La gueule de requin des SF260
Constatant un certain manque d’ardeur côté élèves autant que moniteurs lorsqu’il devint le CO (Commanding Officer) de la 5ème escadrille à Gossoncourt en 1985-87, le Major Aviateur Eddy De Sutter rendit, entre autres, les Marchetti plus agressifs en leur appliquant sur le nez une gueule de requin digne d’un chasseur. Il reçut l’accord tacite de l’OSN (officier supérieur navigant) de l’époque, le Lieutenant-colonel Aviateur Guy Van Eeckhoudt. Le premier appareil ainsi décoré apparut en janvier 1986. Très rapidement, c’est-à-dire en mars, une patrouille à quatre avions qui se dénommait The Sharkies (en référence au sharkmouth ou gueule de requin ornant les appareils) fut officieusement constituée et se livrait à des démonstrations avec de fréquents changements de formation. Cette formation mettait bien en valeur la précision de pilotage du SF260. Ce team officieux fit encore quelques démonstrations en 1987 et fut ensuite mis en veilleuse. N’empêche que la gueule de requin fut appliquée sur quasiment tous les appareils et l’est encore de nos jours, à la grande fierté du CO de la 5ème escadrille devenu entre-temps lieutenant-colonel et chef de corps de la base de Gossoncourt en décembre 1994, cédant son commandement lors de la fermeture de l’aérodrome tirlemontois en octobre 1996 et la mutation des effectifs à Beauvechain.
Décorations spéciales
La longue carrière du SIAI-Marchetti SF260 à la Force Aérienne explique le grand nombre et la grande diversité des décorations et marquages spéciaux qui leur furent appliqués. Généralement pour célébrer un cap franchi en matière de performances du type d’appareil ou rendre les avions plus attractifs sur le plan visuel. Cela commence par l’esquisse de quelques « cheat lines » (bandes décoratives) des Swallows première version et se poursuit par les avions aux couleurs chatoyantes apparus plus tard, comme les Swallows deuxième mouture et, plus récemment, de la patrouille des Diables Rouges aux avions à la livrée écarlate et aux marquages nationaux flamboyants. De nombreuses autres décorations, globalement réussies, ont vu le jour et sont représentées en photo dans le présent article.
Et demain…
Cinquante ans, c’est un âge respectable et le SIAI-Marchetti SF260 ne montre pas son âge, c’est dire que son concepteur, Stelio Frati, était futuriste et que le team d’évaluation de la Force Aérienne a particulièrement vu juste.

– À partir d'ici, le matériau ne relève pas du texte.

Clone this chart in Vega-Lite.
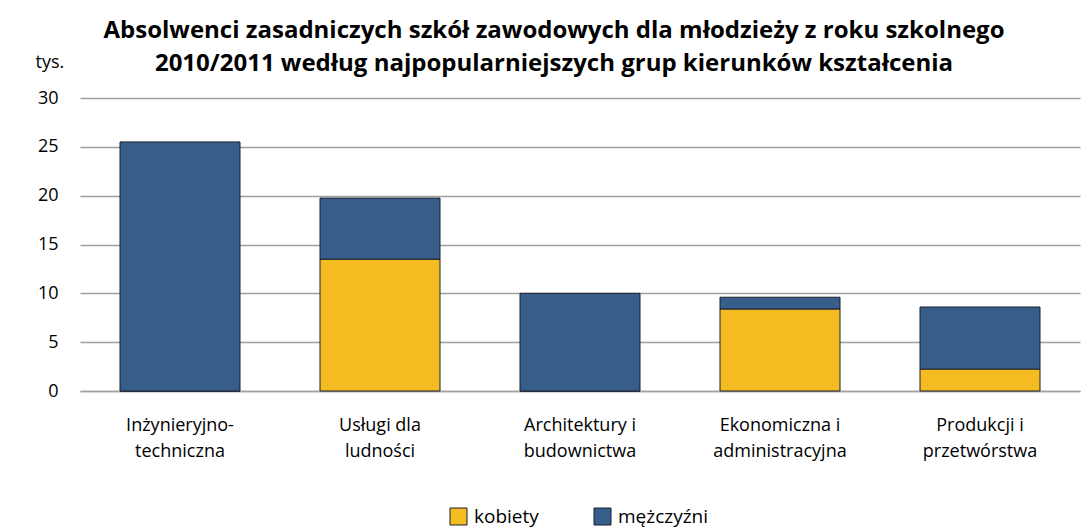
{
  "$schema": "https://vega.github.io/schema/vega-lite/v6.json",
  "autosize": "none",
  "width": 1000,
  "height": 293,
  "padding": {"left": 80, "top": 98, "right": 1, "bottom": 138},
  "background": "white",
  "title": {
    "text": ["Absolwenci zasadniczych szkół zawodowych dla młodzieży z roku szkolnego", "2010/2011 według najpopularniejszych grup kierunków kształcenia"],
    "font": "Open Sans",
    "fontSize": 24,
    "fontWeight": "bold",
    "color": "#000000",
    "anchor": "middle",
    "frame": "group",
    "dx": -26,
    "offset": -23,
    "lineHeight": 33
  },
  "data": {
    "values": [
      {"kierunek": "Inżynieryjno-|techniczna", "plec": "kobiety", "wartosc": 0},
      {"kierunek": "Inżynieryjno-|techniczna", "plec": "mężczyźni", "wartosc": 25.5},
      {"kierunek": "Usługi dla|ludności", "plec": "kobiety", "wartosc": 13.5},
      {"kierunek": "Usługi dla|ludności", "plec": "mężczyźni", "wartosc": 6.25},
      {"kierunek": "Architektury i|budownictwa", "plec": "kobiety", "wartosc": 0},
      {"kierunek": "Architektury i|budownictwa", "plec": "mężczyźni", "wartosc": 10.0},
      {"kierunek": "Ekonomiczna i|administracyjna", "plec": "kobiety", "wartosc": 8.4},
      {"kierunek": "Ekonomiczna i|administracyjna", "plec": "mężczyźni", "wartosc": 1.2},
      {"kierunek": "Produkcji i|przetwórstwa", "plec": "kobiety", "wartosc": 2.25},
      {"kierunek": "Produkcji i|przetwórstwa", "plec": "mężczyźni", "wartosc": 6.35}
    ]
  },
  "mark": {"type": "bar", "stroke": "#1b1f2a", "strokeWidth": 1},
  "encoding": {
    "x": {
      "field": "kierunek",
      "type": "nominal",
      "sort": null,
      "scale": {"paddingInner": 0.4, "paddingOuter": 0.2},
      "axis": {
        "title": null,
        "labelAngle": 0,
        "labelExpr": "split(datum.label, '|')",
        "labelFont": "Open Sans",
        "labelFontSize": 18,
        "labelColor": "#000000",
        "labelLineHeight": 26,
        "labelPadding": 25,
        "ticks": false,
        "domainColor": "#a0a0a0",
        "domainWidth": 1.5
      }
    },
    "y": {
      "field": "wartosc",
      "type": "quantitative",
      "stack": "zero",
      "scale": {"domain": [0, 30], "nice": false},
      "axis": {
        "values": [0, 5, 10, 15, 20, 25, 30],
        "title": "tys.",
        "titleAngle": 0,
        "titleAlign": "left",
        "titleBaseline": "middle",
        "titleX": -45,
        "titleY": -36,
        "titleFont": "Open Sans",
        "titleFontSize": 18,
        "titleFontWeight": "normal",
        "titleColor": "#000000",
        "labelFont": "Open Sans",
        "labelFontSize": 18,
        "labelColor": "#000000",
        "labelPadding": 22,
        "ticks": false,
        "domain": false,
        "gridColor": "#a0a0a0",
        "gridWidth": 1.5
      }
    },
    "order": {"field": "plec", "sort": "ascending"},
    "color": {
      "field": "plec",
      "type": "nominal",
      "scale": {"domain": ["kobiety", "mężczyźni"], "range": ["#f5bc22", "#375d8a"]},
      "legend": {
        "title": null,
        "orient": "none",
        "legendX": 369,
        "legendY": 409,
        "direction": "horizontal",
        "symbolType": "square",
        "symbolSize": 289,
        "symbolStrokeColor": "#1b1f2a",
        "symbolStrokeWidth": 1,
        "labelFont": "Open Sans",
        "labelFontSize": 19,
        "labelColor": "#000000",
        "columnPadding": 53,
        "labelOffset": 6
      }
    }
  },
  "config": {"view": {"stroke": null}}
}
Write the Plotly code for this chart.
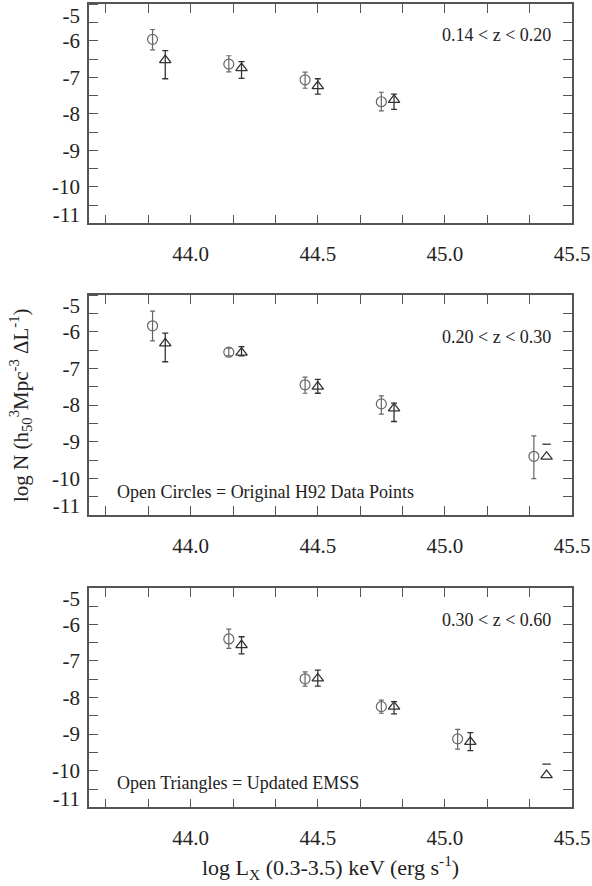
import plotly.graph_objects as go

# ---------------- data ----------------
panel_labels = ["0.14 < z < 0.20", "0.20 < z < 0.30", "0.30 < z < 0.60"]

# Panel 1 (0.14 < z < 0.20)
circ_x1 = [43.85, 44.15, 44.45, 44.75]
circ_y1 = [-5.96, -6.64, -7.07, -7.67]
circ_ep1 = [0.27, 0.23, 0.21, 0.26]
circ_em1 = [0.29, 0.21, 0.23, 0.25]
tri_x1 = [43.9, 44.2, 44.5, 44.8]
tri_y1 = [-6.53, -6.75, -7.24, -7.62]
tri_ep1 = [0.26, 0.18, 0.20, 0.16]
tri_em1 = [0.51, 0.28, 0.22, 0.26]

# Panel 2 (0.20 < z < 0.30)
circ_x2 = [43.85, 44.15, 44.45, 44.75, 45.35]
circ_y2 = [-5.84, -6.56, -7.45, -7.97, -9.40]
circ_ep2 = [0.40, 0.11, 0.21, 0.22, 0.56]
circ_em2 = [0.41, 0.10, 0.23, 0.28, 0.61]
tri_x2 = [43.9, 44.2, 44.5, 44.8, 45.4]
tri_y2 = [-6.32, -6.57, -7.50, -8.09, -9.41]
tri_ep2 = [0.28, 0.16, 0.20, 0.14, 0.34]
tri_em2 = [0.50, 0.09, 0.18, 0.36, 0.0]

# Panel 3 (0.30 < z < 0.60)
circ_x3 = [44.15, 44.45, 44.75, 45.05]
circ_y3 = [-6.40, -7.49, -8.25, -9.13]
circ_ep3 = [0.27, 0.19, 0.18, 0.26]
circ_em3 = [0.26, 0.20, 0.18, 0.28]
tri_x3 = [44.2, 44.5, 44.8, 45.1, 45.4]
tri_y3 = [-6.57, -7.48, -8.25, -9.21, -10.12]
tri_ep3 = [0.23, 0.23, 0.14, 0.25, 0.30]
tri_em3 = [0.24, 0.21, 0.20, 0.24, 0.0]

x_tickvals = [44.0, 44.5, 45.0, 45.5]
x_ticktext = ["44.0", "44.5", "45.0", "45.5"]
y_tickvals = [-5.3, -6, -7, -8, -9, -10, -10.75]
y_ticktext = ["-5", "-6", "-7", "-8", "-9", "-10", "-11"]

panels = [
    (circ_x1, circ_y1, circ_ep1, circ_em1, tri_x1, tri_y1, tri_ep1, tri_em1),
    (circ_x2, circ_y2, circ_ep2, circ_em2, tri_x2, tri_y2, tri_ep2, tri_em2),
    (circ_x3, circ_y3, circ_ep3, circ_em3, tri_x3, tri_y3, tri_ep3, tri_em3),
]

# ---------------- layout geometry ----------------
W, H = 592, 886
x_dom = [89 / W, 572 / W]
y_px = [(4.3, 223.3), (295, 515), (587.7, 807.3)]
y_doms = [[1 - b / H, 1 - t / H] for t, b in y_px]
label_y = [0.86, 0.81, 0.853]
XR = [43.6, 45.5]
YR = [-11, -5]

FONT = '"Liberation Serif", "Times New Roman", serif'
circ_col = "#666666"
tri_col = "#333333"
frame_col = "#555555"
txt_col = "#222222"

fig = go.Figure()
for i, (cx, cy, cep, cem, tx, ty, tep, tem) in enumerate(panels):
    xa = "x" if i == 0 else f"x{i+1}"
    ya = "y" if i == 0 else f"y{i+1}"
    fig.add_trace(go.Scatter(
        x=cx, y=cy, mode="markers", xaxis=xa, yaxis=ya, showlegend=False,
        marker=dict(symbol="circle-open", size=10, color=circ_col, line=dict(width=1.2, color=circ_col)),
        error_y=dict(type="data", symmetric=False, array=cep, arrayminus=cem,
                     color=circ_col, thickness=1.2, width=2.5),
    ))
    # points with two-sided errors get normal error bars; one-sided ones only a cap
    two = [k for k in range(len(tx)) if tem[k] > 0]
    one = [k for k in range(len(tx)) if tem[k] == 0]
    fig.add_trace(go.Scatter(
        x=[tx[k] for k in two], y=[ty[k] for k in two], mode="markers",
        xaxis=xa, yaxis=ya, showlegend=False,
        marker=dict(symbol="triangle-up-open", size=10, color=tri_col, line=dict(width=1.3, color=tri_col)),
        error_y=dict(type="data", symmetric=False, array=[tep[k] for k in two],
                     arrayminus=[tem[k] for k in two],
                     color=tri_col, thickness=1.3, width=3),
    ))
    if one:
        fig.add_trace(go.Scatter(
            x=[tx[k] for k in one], y=[ty[k] for k in one], mode="markers",
            xaxis=xa, yaxis=ya, showlegend=False,
            marker=dict(symbol="triangle-up-open", size=10, color=tri_col,
                        line=dict(width=1.3, color=tri_col)),
        ))
        fig.add_trace(go.Scatter(
            x=[tx[k] for k in one], y=[ty[k] + tep[k] for k in one], mode="markers",
            xaxis=xa, yaxis=ya, showlegend=False,
            marker=dict(symbol="line-ew", size=6, color=tri_col,
                        line=dict(width=1.3, color=tri_col)),
        ))

tick_common = dict(ticks="inside", ticklen=9, tickwidth=1.2, tickcolor=frame_col)

for i in range(3):
    sfx = "" if i == 0 else str(i + 1)
    osfx = str(i + 4)  # overlay axes for top / right ticks
    main_x = "x" + sfx
    main_y = "y" + sfx
    fig.update_layout(**{
        f"xaxis{sfx}": dict(
            domain=x_dom, anchor=main_y, range=XR, automargin=False,
            tickmode="array", tickvals=x_tickvals, ticktext=x_ticktext,
            **tick_common,
            minor=dict(tick0=44.0, dtick=0.5 / 3, showgrid=False, **tick_common),
            showline=True, linecolor=frame_col, linewidth=1.6, mirror=True,
            showgrid=False, zeroline=False,
            tickfont=dict(family=FONT, size=21, color=txt_col),
            ticklabelstandoff=11,
        ),
        f"yaxis{sfx}": dict(
            domain=y_doms[i], anchor=main_x, range=YR, automargin=False,
            tickmode="array", tickvals=y_tickvals, ticktext=y_ticktext,
            ticks="",
            minor=dict(tick0=-11, dtick=0.5, showgrid=False, **tick_common),
            showline=True, linecolor=frame_col, linewidth=1.6, mirror=True,
            showgrid=False, zeroline=False,
            tickfont=dict(family=FONT, size=21, color=txt_col),
            ticklabelstandoff=3,
        ),
        # top ticks
        f"xaxis{osfx}": dict(
            overlaying=main_x, side="top", anchor=main_y, range=XR, automargin=False,
            tickmode="linear", tick0=44.0, dtick=0.5 / 3, **tick_common,
            showticklabels=False, showgrid=False, zeroline=False, showline=False,
        ),
        # right ticks
        f"yaxis{osfx}": dict(
            overlaying=main_y, side="right", anchor=main_x, range=YR, automargin=False,
            tickmode="linear", tick0=-11, dtick=0.5, **tick_common,
            showticklabels=False, showgrid=False, zeroline=False, showline=False,
        ),
    })
    # invisible trace so the overlay axes are drawn
    fig.add_trace(go.Scatter(x=[XR[0]], y=[YR[0]], xaxis="x" + osfx, yaxis="y" + osfx,
                             mode="markers", marker=dict(opacity=0), showlegend=False,
                             hoverinfo="skip"))
    fig.add_annotation(
        xref=f"x{sfx} domain", yref=f"y{sfx} domain", x=0.96, y=label_y[i],
        xanchor="right", yanchor="middle", text=panel_labels[i], showarrow=False,
        font=dict(family=FONT, size=18, color=txt_col),
    )

fig.add_annotation(
    xref="x2 domain", yref="y2 domain", x=0.053, y=0.105, xanchor="left", yanchor="middle",
    text="Open Circles = Original H92 Data Points", showarrow=False,
    font=dict(family=FONT, size=18, color=txt_col),
)
fig.add_annotation(
    xref="x3 domain", yref="y3 domain", x=0.053, y=0.11, xanchor="left", yanchor="middle",
    text="Open Triangles = Updated EMSS", showarrow=False,
    font=dict(family=FONT, size=18, color=txt_col),
)

# axis titles
fig.add_annotation(
    xref="paper", yref="paper", x=20 / W, y=1 - 405 / H, xanchor="center", yanchor="middle",
    textangle=-90, showarrow=False,
    text="log N (h<sub>50</sub><sup>3</sup>Mpc<sup>-3</sup> ΔL<sup>-1</sup>)",
    font=dict(family=FONT, size=21, color=txt_col),
)
fig.add_annotation(
    xref="paper", yref="paper", x=330 / W, y=1 - 867 / H, xanchor="center", yanchor="middle",
    showarrow=False,
    text="log L<sub>X</sub> (0.3-3.5) keV (erg s<sup>-1</sup>)",
    font=dict(family=FONT, size=22, color=txt_col),
)

fig.update_layout(
    width=W, height=H, margin=dict(l=0, r=0, t=0, b=0, autoexpand=False),
    paper_bgcolor="white", plot_bgcolor="white",
)

fig.write_html("out.html")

Pour combler l’attrition (dont le taux était réduit à la Force Aérienne Belge), neuf SF260D immatriculés ST-40 à ST-48 furent acquis en 1991 mais également, et surtout, afin de disposer d’appareils d’école aux normes du vol en IFR (aux instruments) pour compléter utilement le cursus des élèves pilotes.
Aux fins de prolonger la vie opérationnelle des avions, de nouveaux longerons d’aile furent montés dès le début des années 2000. D’autre part, comme le gabarit et la taille des élèves pilotes et moniteurs actuels sont nettement plus imposants que ceux de leurs aînés, la canopée du SF260 fut agrandie en même temps pour accueillir des pilotes de plus grande taille et plus « baraqués ».
Le SIAI-Marchetti SF260 a porté haut les cocardes belges pendant un demi-siècle et est prêt à reconduire le bail pour de nombreuses années à venir qu’il accomplira tout aussi vaillamment.